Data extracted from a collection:
--- begin ---

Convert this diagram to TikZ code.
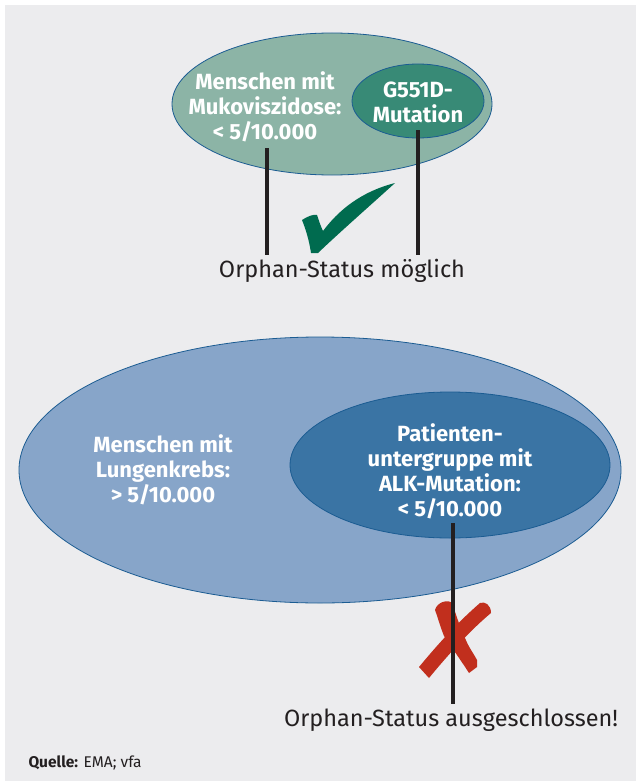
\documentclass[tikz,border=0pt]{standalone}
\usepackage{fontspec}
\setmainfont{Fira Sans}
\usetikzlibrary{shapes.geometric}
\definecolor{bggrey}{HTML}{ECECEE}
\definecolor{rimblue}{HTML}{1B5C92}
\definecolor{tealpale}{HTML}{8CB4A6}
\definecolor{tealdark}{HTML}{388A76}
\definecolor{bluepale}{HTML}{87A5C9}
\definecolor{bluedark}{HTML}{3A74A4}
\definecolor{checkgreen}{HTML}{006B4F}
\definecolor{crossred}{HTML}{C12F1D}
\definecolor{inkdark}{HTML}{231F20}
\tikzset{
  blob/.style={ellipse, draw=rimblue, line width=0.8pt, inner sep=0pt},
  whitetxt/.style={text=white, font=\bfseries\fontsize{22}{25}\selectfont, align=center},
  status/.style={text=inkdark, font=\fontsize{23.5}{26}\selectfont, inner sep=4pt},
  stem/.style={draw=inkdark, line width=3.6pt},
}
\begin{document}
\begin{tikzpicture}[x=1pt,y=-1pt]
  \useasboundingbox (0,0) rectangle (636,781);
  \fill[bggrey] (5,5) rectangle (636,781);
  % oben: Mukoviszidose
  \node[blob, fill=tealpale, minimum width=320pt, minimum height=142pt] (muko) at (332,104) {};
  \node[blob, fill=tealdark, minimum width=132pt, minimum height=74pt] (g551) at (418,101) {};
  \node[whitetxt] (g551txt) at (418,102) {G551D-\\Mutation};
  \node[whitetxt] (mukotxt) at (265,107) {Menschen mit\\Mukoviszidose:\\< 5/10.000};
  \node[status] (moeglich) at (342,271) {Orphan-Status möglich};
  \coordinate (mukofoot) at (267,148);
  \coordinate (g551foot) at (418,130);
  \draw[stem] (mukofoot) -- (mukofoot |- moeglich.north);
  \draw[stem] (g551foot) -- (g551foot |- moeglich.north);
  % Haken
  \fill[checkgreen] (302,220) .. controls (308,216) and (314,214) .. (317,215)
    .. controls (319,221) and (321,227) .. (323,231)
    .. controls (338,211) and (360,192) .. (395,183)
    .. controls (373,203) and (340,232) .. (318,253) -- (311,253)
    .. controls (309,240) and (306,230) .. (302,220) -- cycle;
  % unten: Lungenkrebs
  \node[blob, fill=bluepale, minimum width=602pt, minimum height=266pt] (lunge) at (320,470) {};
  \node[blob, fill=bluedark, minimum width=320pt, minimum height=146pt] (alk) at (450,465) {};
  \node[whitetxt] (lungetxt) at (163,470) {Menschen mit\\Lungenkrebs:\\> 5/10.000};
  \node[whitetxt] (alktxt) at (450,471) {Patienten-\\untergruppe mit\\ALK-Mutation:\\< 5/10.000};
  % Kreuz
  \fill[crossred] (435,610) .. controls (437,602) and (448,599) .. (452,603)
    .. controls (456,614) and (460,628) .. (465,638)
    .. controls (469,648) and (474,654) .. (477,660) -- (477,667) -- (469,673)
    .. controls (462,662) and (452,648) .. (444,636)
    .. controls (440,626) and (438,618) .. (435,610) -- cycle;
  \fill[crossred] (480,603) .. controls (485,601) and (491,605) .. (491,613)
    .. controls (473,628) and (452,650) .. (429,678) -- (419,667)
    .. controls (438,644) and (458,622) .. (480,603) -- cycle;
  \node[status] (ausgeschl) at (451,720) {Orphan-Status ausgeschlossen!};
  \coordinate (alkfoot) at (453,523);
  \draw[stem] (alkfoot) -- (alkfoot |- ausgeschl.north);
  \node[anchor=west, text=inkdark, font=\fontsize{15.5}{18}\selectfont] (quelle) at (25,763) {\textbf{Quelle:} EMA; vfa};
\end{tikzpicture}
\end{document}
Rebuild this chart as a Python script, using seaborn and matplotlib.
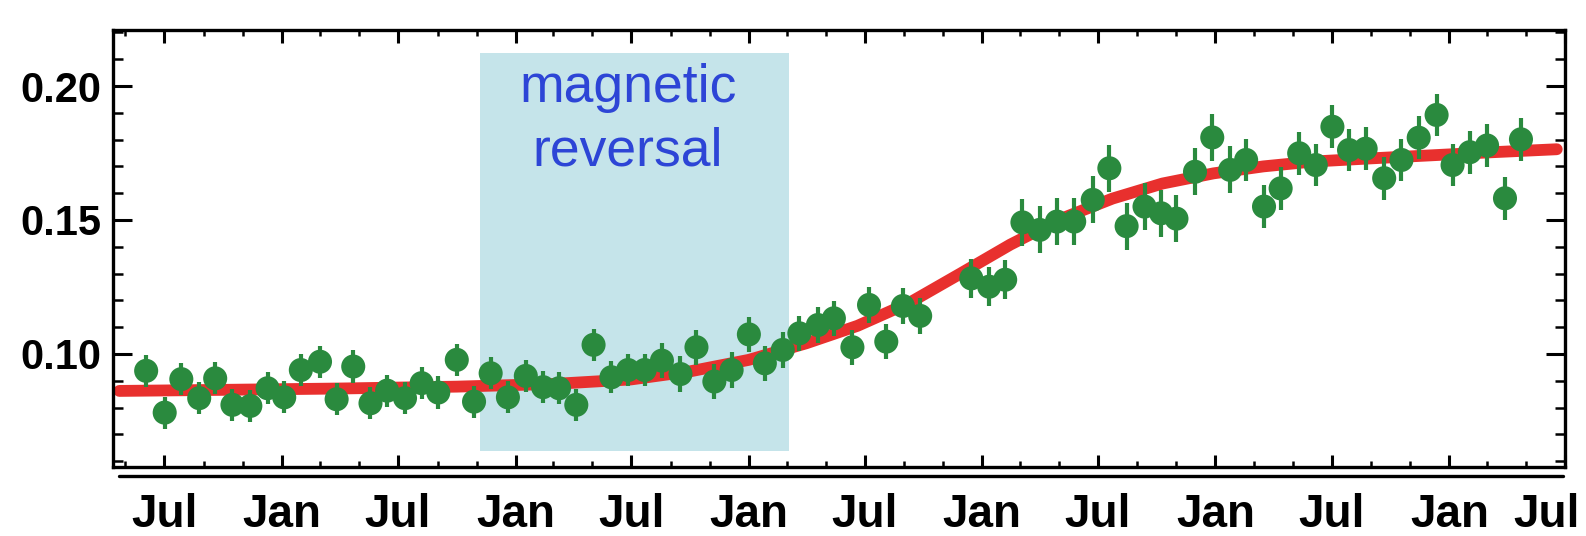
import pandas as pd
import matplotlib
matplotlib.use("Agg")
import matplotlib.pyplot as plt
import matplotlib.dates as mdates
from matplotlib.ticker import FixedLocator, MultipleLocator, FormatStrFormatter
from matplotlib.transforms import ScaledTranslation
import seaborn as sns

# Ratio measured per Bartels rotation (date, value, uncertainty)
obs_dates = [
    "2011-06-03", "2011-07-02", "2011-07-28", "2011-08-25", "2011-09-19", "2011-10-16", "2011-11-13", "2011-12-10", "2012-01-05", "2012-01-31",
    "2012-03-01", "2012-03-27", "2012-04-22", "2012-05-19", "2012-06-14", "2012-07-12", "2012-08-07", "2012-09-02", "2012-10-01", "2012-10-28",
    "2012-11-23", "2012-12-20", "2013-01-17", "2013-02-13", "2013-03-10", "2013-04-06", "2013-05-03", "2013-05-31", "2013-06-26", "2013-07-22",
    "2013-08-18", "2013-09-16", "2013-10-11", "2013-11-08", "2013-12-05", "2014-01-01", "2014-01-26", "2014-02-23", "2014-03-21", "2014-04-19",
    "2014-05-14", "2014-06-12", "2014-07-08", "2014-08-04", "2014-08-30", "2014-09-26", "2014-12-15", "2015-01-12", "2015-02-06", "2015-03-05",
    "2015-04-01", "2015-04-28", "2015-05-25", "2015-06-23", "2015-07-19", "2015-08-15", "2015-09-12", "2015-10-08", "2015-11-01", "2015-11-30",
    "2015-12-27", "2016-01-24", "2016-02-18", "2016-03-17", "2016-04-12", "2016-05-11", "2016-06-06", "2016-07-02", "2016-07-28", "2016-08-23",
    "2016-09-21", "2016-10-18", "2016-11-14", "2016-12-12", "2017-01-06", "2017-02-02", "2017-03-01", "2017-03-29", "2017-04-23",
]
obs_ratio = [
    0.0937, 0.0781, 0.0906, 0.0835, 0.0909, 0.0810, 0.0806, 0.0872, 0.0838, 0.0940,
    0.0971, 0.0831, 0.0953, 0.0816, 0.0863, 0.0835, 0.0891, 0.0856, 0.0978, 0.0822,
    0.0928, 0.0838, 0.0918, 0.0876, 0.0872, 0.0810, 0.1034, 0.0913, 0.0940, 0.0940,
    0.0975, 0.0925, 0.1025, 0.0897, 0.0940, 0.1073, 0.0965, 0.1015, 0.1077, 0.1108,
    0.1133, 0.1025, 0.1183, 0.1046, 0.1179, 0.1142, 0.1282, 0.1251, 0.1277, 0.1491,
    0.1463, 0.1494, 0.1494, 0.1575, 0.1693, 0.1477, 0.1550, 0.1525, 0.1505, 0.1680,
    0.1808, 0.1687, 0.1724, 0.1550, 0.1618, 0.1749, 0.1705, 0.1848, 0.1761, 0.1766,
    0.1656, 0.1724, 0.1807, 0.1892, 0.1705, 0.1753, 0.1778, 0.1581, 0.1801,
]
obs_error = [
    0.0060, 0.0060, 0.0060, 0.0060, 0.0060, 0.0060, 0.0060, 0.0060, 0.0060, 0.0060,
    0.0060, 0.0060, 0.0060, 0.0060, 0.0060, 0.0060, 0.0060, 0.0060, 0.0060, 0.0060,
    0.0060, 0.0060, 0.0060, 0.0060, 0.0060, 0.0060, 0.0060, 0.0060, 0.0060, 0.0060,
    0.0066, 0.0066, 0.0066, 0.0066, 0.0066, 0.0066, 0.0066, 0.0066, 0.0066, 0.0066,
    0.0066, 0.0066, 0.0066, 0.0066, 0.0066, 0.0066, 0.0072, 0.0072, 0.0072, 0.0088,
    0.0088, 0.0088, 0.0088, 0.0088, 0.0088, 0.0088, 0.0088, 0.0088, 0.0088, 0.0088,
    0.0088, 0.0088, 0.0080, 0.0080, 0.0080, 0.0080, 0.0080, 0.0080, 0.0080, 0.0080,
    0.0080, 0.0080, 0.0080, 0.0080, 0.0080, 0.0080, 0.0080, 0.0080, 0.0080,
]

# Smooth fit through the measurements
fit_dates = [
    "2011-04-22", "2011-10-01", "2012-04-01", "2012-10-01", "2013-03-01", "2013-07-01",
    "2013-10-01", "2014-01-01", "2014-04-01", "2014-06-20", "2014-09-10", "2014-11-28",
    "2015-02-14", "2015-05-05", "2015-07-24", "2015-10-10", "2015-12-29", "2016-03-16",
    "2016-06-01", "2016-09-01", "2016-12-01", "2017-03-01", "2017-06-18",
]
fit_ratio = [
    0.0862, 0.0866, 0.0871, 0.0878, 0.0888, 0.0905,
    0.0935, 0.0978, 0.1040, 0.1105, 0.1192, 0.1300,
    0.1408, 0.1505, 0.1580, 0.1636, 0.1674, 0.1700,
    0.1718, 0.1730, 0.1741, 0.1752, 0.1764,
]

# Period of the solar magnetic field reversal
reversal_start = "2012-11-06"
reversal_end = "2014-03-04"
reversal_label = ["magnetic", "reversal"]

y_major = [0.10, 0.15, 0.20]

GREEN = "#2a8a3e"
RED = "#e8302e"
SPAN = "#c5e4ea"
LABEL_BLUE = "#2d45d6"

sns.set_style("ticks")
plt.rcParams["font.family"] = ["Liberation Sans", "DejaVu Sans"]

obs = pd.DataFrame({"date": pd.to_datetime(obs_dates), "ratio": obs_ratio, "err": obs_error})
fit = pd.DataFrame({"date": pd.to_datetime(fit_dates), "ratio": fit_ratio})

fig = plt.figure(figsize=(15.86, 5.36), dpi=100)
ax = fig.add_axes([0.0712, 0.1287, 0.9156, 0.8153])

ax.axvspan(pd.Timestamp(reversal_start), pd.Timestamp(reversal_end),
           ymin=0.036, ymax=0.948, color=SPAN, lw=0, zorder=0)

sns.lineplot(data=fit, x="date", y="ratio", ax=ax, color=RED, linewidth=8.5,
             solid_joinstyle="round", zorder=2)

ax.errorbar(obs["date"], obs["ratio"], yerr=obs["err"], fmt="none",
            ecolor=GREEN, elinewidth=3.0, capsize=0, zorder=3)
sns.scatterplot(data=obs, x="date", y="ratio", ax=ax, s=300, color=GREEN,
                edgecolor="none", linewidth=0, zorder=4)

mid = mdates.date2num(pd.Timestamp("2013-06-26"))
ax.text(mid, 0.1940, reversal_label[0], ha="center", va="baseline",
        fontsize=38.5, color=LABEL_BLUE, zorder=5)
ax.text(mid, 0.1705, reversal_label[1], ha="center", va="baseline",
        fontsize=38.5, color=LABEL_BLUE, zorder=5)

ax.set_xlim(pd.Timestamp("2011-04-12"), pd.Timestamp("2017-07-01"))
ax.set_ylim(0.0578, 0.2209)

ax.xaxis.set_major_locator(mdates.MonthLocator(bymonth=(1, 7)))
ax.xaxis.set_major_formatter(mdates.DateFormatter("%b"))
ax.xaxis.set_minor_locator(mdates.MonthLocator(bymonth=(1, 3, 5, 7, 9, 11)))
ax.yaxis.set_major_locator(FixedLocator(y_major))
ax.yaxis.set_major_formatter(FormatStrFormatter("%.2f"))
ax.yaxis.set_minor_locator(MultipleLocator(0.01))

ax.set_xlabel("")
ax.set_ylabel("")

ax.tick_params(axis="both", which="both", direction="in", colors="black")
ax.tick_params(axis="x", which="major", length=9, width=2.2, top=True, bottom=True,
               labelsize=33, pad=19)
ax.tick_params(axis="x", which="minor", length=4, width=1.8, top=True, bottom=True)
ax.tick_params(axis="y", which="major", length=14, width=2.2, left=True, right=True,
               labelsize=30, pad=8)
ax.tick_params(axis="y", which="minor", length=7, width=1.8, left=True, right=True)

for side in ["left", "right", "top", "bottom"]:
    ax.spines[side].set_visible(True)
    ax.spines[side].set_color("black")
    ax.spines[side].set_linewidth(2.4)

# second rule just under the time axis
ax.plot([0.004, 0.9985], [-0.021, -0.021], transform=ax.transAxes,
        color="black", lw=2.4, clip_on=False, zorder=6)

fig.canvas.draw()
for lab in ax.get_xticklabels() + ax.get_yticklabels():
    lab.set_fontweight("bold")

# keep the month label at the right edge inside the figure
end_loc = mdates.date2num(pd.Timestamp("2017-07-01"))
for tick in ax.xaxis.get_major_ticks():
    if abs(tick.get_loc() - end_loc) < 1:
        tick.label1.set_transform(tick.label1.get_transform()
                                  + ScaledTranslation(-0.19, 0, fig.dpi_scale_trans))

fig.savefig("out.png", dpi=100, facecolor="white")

--- end ---

The copy should hold exactly the lines from the line with "Rebuild this chart" to the line with "import seaborn as sns", both ends in, set down without any pictures and with nothing added.

Rebuild this chart as a Python script, using seaborn and matplotlib.
import pandas as pd
import matplotlib
matplotlib.use("Agg")
import matplotlib.pyplot as plt
import matplotlib.dates as mdates
from matplotlib.ticker import FixedLocator, MultipleLocator, FormatStrFormatter
from matplotlib.transforms import ScaledTranslation
import seaborn as sns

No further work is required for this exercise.